In HSBC Electronic Data Processing (Guangdong) Ltd and others v HMRC [2022] UKUT 41 (TCC), the Upper Tribunal has decided some preliminary issues before the case proceeds to a full hearing. HSBC Bank plc and five non-UK companies (or GSCs) were part of a UK VAT group. The GSCs were incorporated as part of a programme of relocating the provision of various functions and processes from the UK to offshore, lower cost jurisdictions. The GSCs (which had registered branches in the UK for company law purposes), provided services to and for the benefit of entities within the taxpayer group. In December 2017, the UK tax authority issued notices removing the companies from the VAT group with effect from October 2013 on the basis that they were not established or did not have a fixed establishment, in the UK. As an alternative argument, the tax authority argued that it made the decision to remove the entities from the VAT group with effect from January 2018 in exercise of its powers for the ‘protection of the revenue’.

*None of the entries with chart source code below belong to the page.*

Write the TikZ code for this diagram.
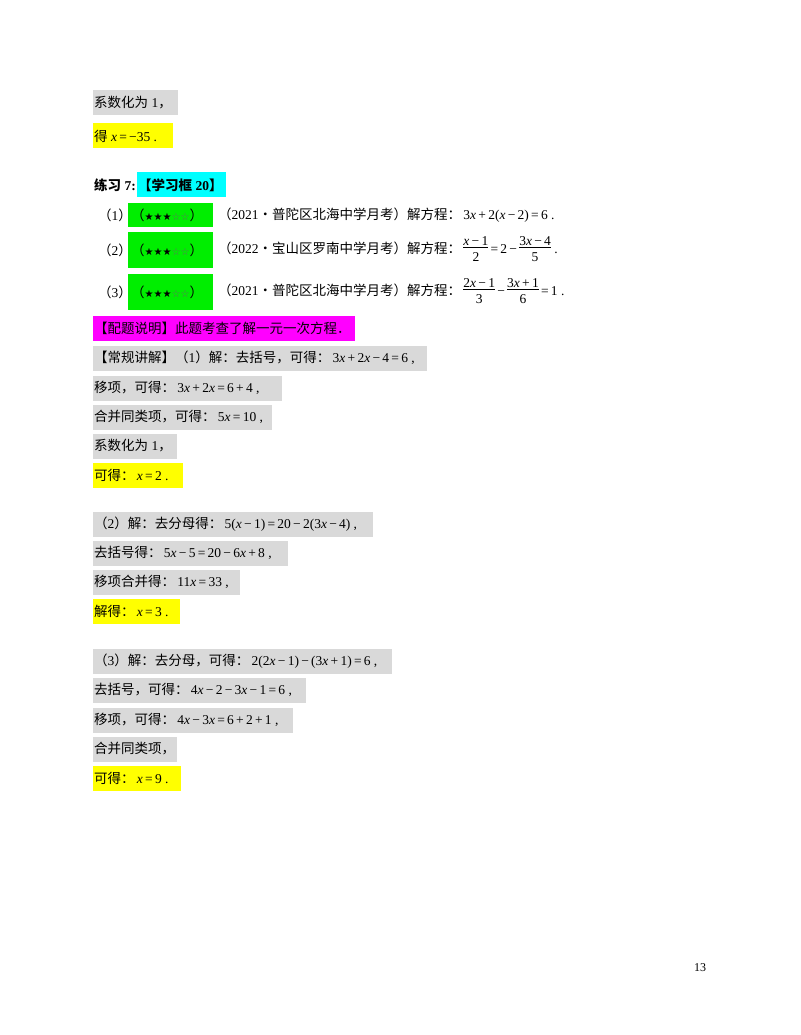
\documentclass[tikz,border=0pt]{standalone}
\usepackage{fontspec}
\setmainfont{Liberation Serif}
\newfontfamily\cjk{Noto Sans CJK SC}
\newfontfamily\sym{DejaVu Sans}
\definecolor{gbg}{RGB}{217,217,217}
\definecolor{ylw}{RGB}{255,255,0}
\definecolor{grn}{RGB}{0,238,0}
\definecolor{cyn}{RGB}{0,255,255}
\definecolor{mag}{RGB}{255,0,255}
\newcommand{\vx}{\textit{x}}
\newcommand{\fr}[2]{\begin{tabular}{@{}c@{}}#1\\[-3pt]\hline\rule{0pt}{14pt}#2\end{tabular}}
\newcommand{\st}{{\sym\fontsize{10}{12}\selectfont ★★★{\color{black!60}☆☆}}}
\newcommand{\rowbox}[5]{% name, y, x2, colour, text
  \fill[#4] (93,-#2+12.5) rectangle (#3,-#2-12.5);
  \node[txt] (#1) at (93,-#2) {#5};}
\begin{document}
\begin{tikzpicture}[x=1pt,y=1pt,txt/.style={anchor=west,inner sep=1pt,font=\fontsize{13.5}{16}\selectfont}]
\useasboundingbox (0,0) rectangle (800,-1035);
\rowbox{a1}{103}{178}{gbg}{{\cjk 系数化为} 1{\cjk ，}}
\rowbox{a2}{136}{173}{ylw}{{\cjk 得} \vx\,=\,−35 .}
\fill[cyn] (137,-172) rectangle (226,-197);
\node[txt] (h) at (93,-185) {\textbf{{\cjk 练习} 7:}};
\node[txt] (hb) at (137,-185) {\textbf{{\cjk 【学习框} 20{\cjk 】}}};
\fill[grn] (128,-203) rectangle (213,-227);
\fill[grn] (128,-232) rectangle (213,-268);
\fill[grn] (128,-274) rectangle (213,-310);
\node[txt] (q1) at (97,-215) {{\cjk （}1{\cjk ）}};
\node[txt] (q2) at (97,-250) {{\cjk （}2{\cjk ）}};
\node[txt] (q3) at (97,-292) {{\cjk （}3{\cjk ）}};
\node[txt] (s1) at (130,-215) {{\cjk （}\st{\cjk ）}};
\node[txt] (s2) at (130,-250) {{\cjk （}\st{\cjk ）}};
\node[txt] (s3) at (130,-292) {{\cjk （}\st{\cjk ）}};
\node[txt] (e1) at (217,-215) {{\cjk （}2021{\cjk •普陀区北海中学月考）解方程：}\,3\vx\,+\,2(\vx\,−\,2)\,=\,6 .};
\node[txt] (e2) at (217,-250) {{\cjk （}2022{\cjk •宝山区罗南中学月考）解方程：}\,\fr{\vx\,−\,1}{2}\,=\,2\,−\,\fr{3\vx\,−\,4}{5} .};
\node[txt] (e3) at (217,-292) {{\cjk （}2021{\cjk •普陀区北海中学月考）解方程：}\,\fr{2\vx\,−\,1}{3}\,−\,\fr{3\vx\,+\,1}{6}\,=\,1 .};
\rowbox{m}{328}{355}{mag}{{\cjk 【配题说明】此题考查了解一元一次方程．}}
\rowbox{b1}{358}{427}{gbg}{{\cjk 【常规讲解】（}1{\cjk ）解：去括号，可得：}\,3\vx\,+\,2\vx\,−\,4\,=\,6 ,}
\rowbox{b2}{388}{282}{gbg}{{\cjk 移项，可得：}\,3\vx\,+\,2\vx\,=\,6\,+\,4 ,}
\rowbox{b3}{417}{272}{gbg}{{\cjk 合并同类项，可得：}\,5\vx\,=\,10 ,}
\rowbox{b4}{446}{177}{gbg}{{\cjk 系数化为} 1{\cjk ，}}
\rowbox{b5}{475}{183}{ylw}{{\cjk 可得：}\,\vx\,=\,2 .}
\rowbox{c1}{524}{373}{gbg}{{\cjk （}2{\cjk ）解：去分母得：}\,5(\vx\,−\,1)\,=\,20\,−\,2(3\vx\,−\,4) ,}
\rowbox{c2}{553}{288}{gbg}{{\cjk 去括号得：}\,5\vx\,−\,5\,=\,20\,−\,6\vx\,+\,8 ,}
\rowbox{c3}{582}{240}{gbg}{{\cjk 移项合并得：}\,11\vx\,=\,33 ,}
\rowbox{c4}{611}{180}{ylw}{{\cjk 解得：}\,\vx\,=\,3 .}
\rowbox{d1}{661}{392}{gbg}{{\cjk （}3{\cjk ）解：去分母，可得：}\,2(2\vx\,−\,1)\,−\,(3\vx\,+\,1)\,=\,6 ,}
\rowbox{d2}{690}{306}{gbg}{{\cjk 去括号，可得：}\,4\vx\,−\,2\,−\,3\vx\,−\,1\,=\,6 ,}
\rowbox{d3}{720}{293}{gbg}{{\cjk 移项，可得：}\,4\vx\,−\,3\vx\,=\,6\,+\,2\,+\,1 ,}
\rowbox{d4}{749}{177}{gbg}{{\cjk 合并同类项，}}
\rowbox{d5}{778}{181}{ylw}{{\cjk 可得：}\,\vx\,=\,9 .}
\node[font=\fontsize{12}{14}\selectfont] (pg) at (700,-968) {13};
\end{tikzpicture}
\end{document}
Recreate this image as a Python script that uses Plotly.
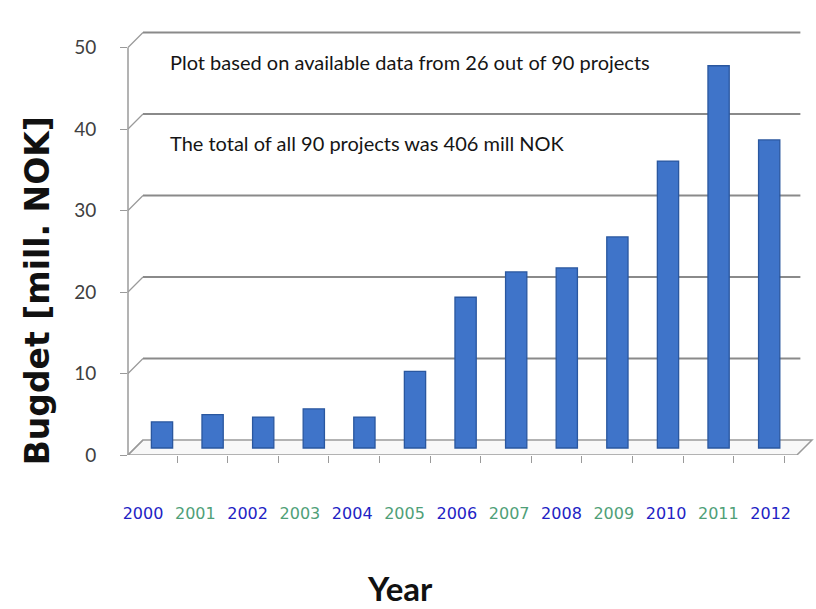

While the decision released this month does not address the underlying issues of whether the bank’s entities were ‘established’ in the UK or had a ‘fixed establishment’ in the UK or whether the tax authority was entitled to remove the entities from the VAT group on grounds of protection of the revenue, it makes the following findings in relation to preliminary legal issues:

How is the concept of a ‘fixed establishment’ to be interpreted in the context of the grouping rules? Although the taxpayer tried to argue that the VAT grouping requirement was met if the close links between members of the group were forged in the UK, the tribunal agreed with the tax authority that each member of the group had to be established or have a fixed establishment in the UK. The tribunal also found that the concepts of ‘establishment’ and ‘fixed establishment’ in the place of supply rules and associated case-law inform the meaning of those terms in the VAT grouping rules.

Is the question of whether the UK discharged its obligation to consult the VAT Committee in implementing its VAT grouping rules relevant? The VAT Committee is an advisory committee consisting of representatives from Member States and the Commission. The VAT Directive permits Member States to implement VAT grouping ‘after consulting’ with the VAT Committee. The taxpayer argued that the tax authority had failed to consult the VAT Committee on several occasions when the grouping rules were changed in contravention of Article 11 PVD. The tribunal said that whether or not the UK had consulted adequately with the VAT committee could not be relevant, in principle, to the lawfulness of the tax authorities’ decision to terminate group membership of the taxpayer’s various offshore service companies. The cases relied upon by the taxpayer in which Member States had not consulted the VAT Committee had all been ones where national law had derogated from directly effective rights. As the VAT grouping rules in the VAT Directive do not have direct effect, the obligation to consult was not relevant.

Are the measures that a Member State (having adopted grouping rules) may adopt to prevent evasion or avoidance limited to abusive practice under Halifax principles? The tribunal said that the measures that a Member State may adopt can apply to tax avoidance as well as to tax evasion and abusive practices under Halifax (C-255/02) principles. Whereas an abusive practice can only arise where the ‘essential aim of the transactions concerned is to obtain a tax advantage’ tax avoidance as formulated in Direct Cosmetics (C-5/84) does not require an intention on the part of the taxpayer to avoid tax.

Appropriate date for terminating membership: The tribunal examined a technical issue around the factors to take into account when determining from which date a tax authority could reasonably terminate group membership including the relevance of the change of the tax authority’s policy in 2014 as to the criteria for group membership.

DLA Piper Comment:

This is a very important case, of relevance to a number of financial institutions which have adopted grouping arrangements including branches of overseas companies. None of these preliminary decisions are a surprise and all seem sensible and predictable. The analysis of whether the activities of the UK branches amounted to a UK fixed establishment and the meaning of "protection of the revenue" law is awaited.